Duty Weapon of First Special Agent Killed in the Line of Duty
On October 11, 1925, Special Agent Edwin C. Shanahan was murdered by Martin J. Durkin, a car thief who had previously wounded four police officers to avoid capture in Chicago, Illinois. Shanahan was the first FBI special agent killed in the line of duty.
Upon receiving word from a source that Durkin was planning to hide a stolen automobile in a certain Chicago garage, Special Agent Shanahan and officers of the Chicago Police Department proceeded to that garage to wait for Durkin to appear. The police and the agent staked out the garage for the entire day, watching for any sign of Durkin.
As the end of the day neared, it looked like the tip was a false lead, so the police officers left the garage to seek the officers who were to relieve them. Once the police officers were gone, Durkin drove the stolen car into the garage. Special Agent Shanahan was alone in the garage and attempted to arrest him. However, Durkin swept a revolver from the front seat of the car and shot the agent in the chest. Special Agent Shanahan returned fire, but Durkin escaped as his victim collapsed.
Special Agent Shanahan’s murder led to a nationwide effort to arrest Durkin.

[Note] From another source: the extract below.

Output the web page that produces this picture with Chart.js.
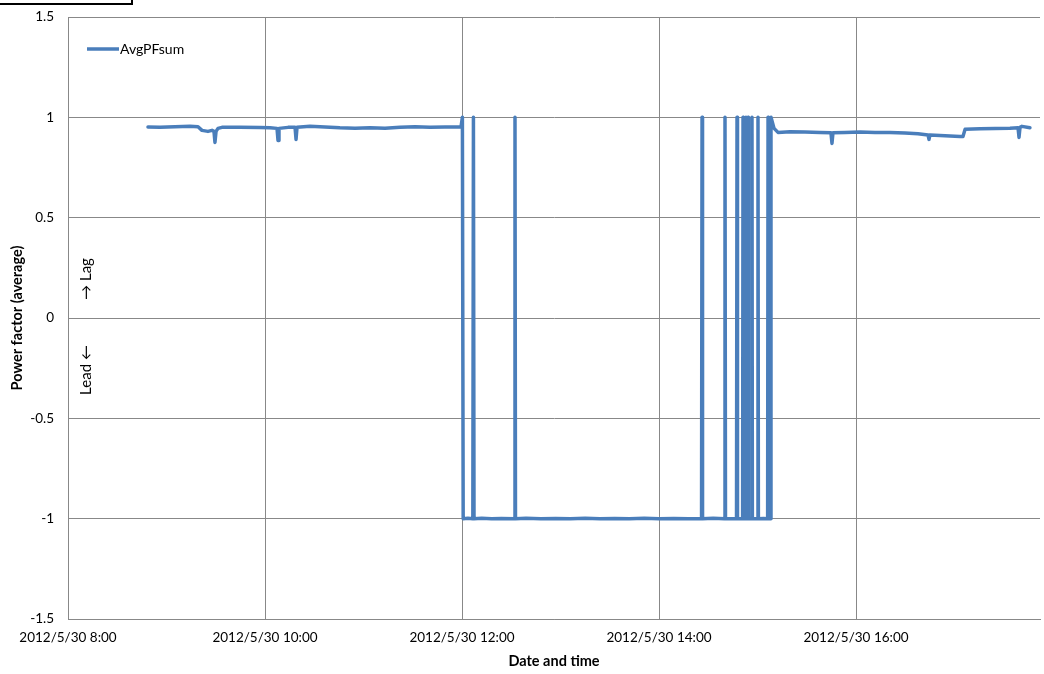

Durkin successfully evaded capture until January 20, 1926, when he was arrested near St. Louis, Missouri. His capture was helped by information spread throughout the United States to car dealerships, car insurance companies, and local law enforcement to keep a lookout for Durkin and resulted in a car chase across the continent.
Pictured is Special Agent Shanahan’s duty weapon. Special agents are issued duty weapons upon successful completion of special agent training. Shanahan’s duty weapon is displayed at the Chicago Field Office in remembrance of his sacrifice. Special Agent Shanahan’s murder reminds us of the tremendous bravery required of every FBI special agent and the danger that they put themselves in every day to protect the American people.
The FBI honors its special agents who lose their lives in the line of duty. These agents are memorialized at FBI Headquarters and at all FBI field offices across the country so that their ultimate sacrifice will always be remembered. A total of 36 agents have been designated as service martyrs, Shanahan being the first. The FBI also honors those agents and professional staff employees who have lost their lives in the performance of their duty. This would include situations involving a pursuit of criminals and when death results from the agent taking immediate action to save one or more lives. These agents and professional staff employees are also memorialized at FBI Headquarters and at all field offices. A total of 30 agents and one professional staff employee have been so honored.
In addition, the Chicago Field Office has an Explorer Post that is named after Special Agent Shanahan. The Explorer Post is a community outreach program for youth and intends to instill basic tenets of civic responsibility, foster an interest in and respect for law enforcement, and develop responsible youth in Chicago’s community. The Explorer Post achieves this mission by educating students about the duties and mission of the FBI and by developing young leaders who strive to serve their communities. The program was started six years ago in conjunction with the Boys Scouts of America. The sixth class started in September 2017 and ends in April 2018.